All were killed after the relatively inexperienced pilots lost control of the craft in bad weather in Cumbria, moments after take-off, according to an investigation report by the Air Accidents Investigation Branch (AAIB).
Minutes before, the aircraft had flown orbits around farm buildings suggesting they realised the weather was too bad to fly, but had decided not to attempt a landing.
Peter Patrick, 68, from Arkholme, near Carnforth, Lancashire, was with his son, Anderson Patrick, 37, of Askwith, West Yorkshire, who was at the controls of the helicopter, along with their friends, Gary Priestley, 39, of Hipperholme, Halifax, West Yorkshire, and Tim Newburn, 39, of Brighouse, West Yorkshire.
Mr Patrick Snr, a successful businessman, had just started his retirement and was a former Master of the Vale of Lune Hunt in Lancashire and Bedale Hunt in Yorkshire.
His son, known as Andy, a keen pilot, had taken over the family construction business from his father. He was married to wife Jilly, with three children, Grace, four, Abbey, three, and one-year-old Jonty.
The father and son built up a successful family business called Termrim Construction Limited, based in Huddersfield, over the past 30 years.
All four men had set off on August 3 last year on a hunting trip to Scotland aboard the Robinson R44 II Raven helicopter. It is not clear who among them was the second pilot.
The craft had been hired from the flying school at Leeds/Bradford Airport with Mr Patrick Jnr and the two other men from West Yorkshire leaving the airport at 5.41pm.
They then flew across the Pennines to Arkholme, near Mr Patrick Snr's house, arriving at 6.11pm, to pick up the older man before setting off to fly to Cornockle, near Lockerbie, at 6.28pm.
When the helicopter did not arrive relatives rang the men's mobiles which rang out and a search was begun.

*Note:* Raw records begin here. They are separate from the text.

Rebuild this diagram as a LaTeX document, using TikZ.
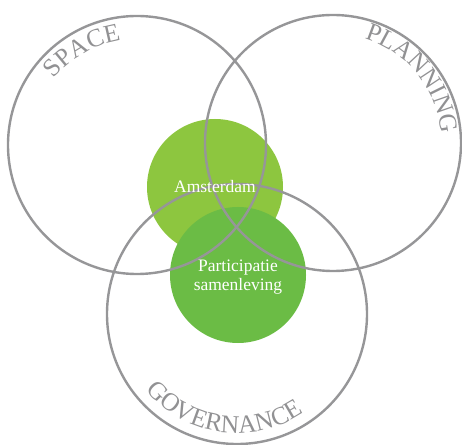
\documentclass[tikz,border=0pt]{standalone}
\usepackage{fontspec}
\setmainfont{Liberation Serif}
\usetikzlibrary{decorations.text}
\definecolor{ringgray}{RGB}{150,150,152}
\definecolor{labelgray}{RGB}{145,145,147}
\definecolor{cityGreen}{RGB}{141,198,63}
\definecolor{partGreen}{RGB}{107,188,69}
\newcommand{\arcfont}{\fontsize{25.5}{25.5}\selectfont}

\begin{document}
\begin{tikzpicture}[x=1pt,y=1pt]
\tikzstyle{ring} = [circle, draw=ringgray, line width=2.4pt, inner sep=0pt]
\tikzstyle{blob} = [circle, inner sep=0pt, minimum size=136pt]
\tikzstyle{blobtext} = [text=white, align=center, font=\fontsize{17.5}{19.5}\selectfont]
\tikzstyle{arclabel} = [decorate, decoration={text along path, text align=center, text color=labelgray}]
\useasboundingbox (0,0) rectangle (462,444);
% green circles
\node (city) [blob, fill=cityGreen] at (215,257) {};
\node (part) [blob, fill=partGreen] at (238,169) {};
% the three rings
\node (space) [ring, minimum size=258pt] at (137,299) {};
\node (plan) [ring, minimum size=256pt] at (333,301) {};
\node (gov) [ring, minimum size=260pt] at (237,130) {};
% labels
\node (citylabel) [blobtext] at (city) {Amsterdam};
\node (partlabel) [blobtext, yshift=-2pt] at (part) {Participatie\\samenleving};
\path [arclabel, decoration={text={|\arcfont|SPACE}}] (space.center) ++(164:106) arc[start angle=164, end angle=76, radius=106];
\path [arclabel, decoration={text={|\arcfont|PLANNING}}] (plan.center) ++(84:109) arc[start angle=84, end angle=-6, radius=109];
\path [arclabel, decoration={text={|\arcfont|GOVERNANCE}}] (gov.center) ++(192:119) arc[start angle=192, end angle=332, radius=119];
\end{tikzpicture}
\end{document}
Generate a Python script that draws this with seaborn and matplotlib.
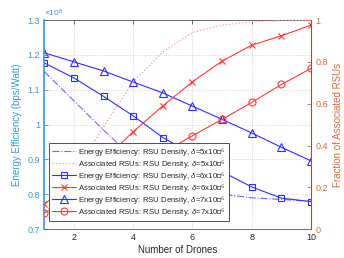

But at just gone 10am a farmer found the wreckage on a small hill, just a few miles from its final take-off point.
A local pilot said weather conditions were bad with low cloud and visibility down to 1,500 metres - the minimum distance under which some pilots can fly.
Neither of the pilots aboard, nor the helicopter were approved under Civil Aviation Authority to fly using just their instruments, the AAIB report said.
Pilots should also not fly lower than 500 feet, but a data recorder recovered from the aircraft after the crash showed it flew as low as 200 feet, before carrying out "circling manoeuvres" while trying to land in the bad weather.
The last data recorded was at 6.36pm when the craft went down around 400m from junction 36 of the M6.
Wreckage was strewn over a wide area but engineers determined before the helicopter set off there were no technical faults and it had not broken up in flight.
The aircraft was also overloaded by 80lbs and it's centre of gravity was outside flying limits - making it more difficult to fly, the AAIB report concluded.
It was travelling at between 50 and 80 knots, diving slightly and banking to the right when it crashed.
The report concluded: "Control was lost after the helicopter entered an area of poor weather conditions, during which the pilots were probably unable to maintain VMC (visual and meteorological conditions).
"The helicopter entered a descending turn but flew into the ground in a level attitude...it is considered that the pilot was either attempting to recover to controlled flight using the instruments, or had become visual with the ground at a low height and was attempting to recover from a dive.
"Whilst the occupants were all wearing three-point harnesses, the impact was such that the accident was not survivable.
"No technical causal factors were identified to explain this accident."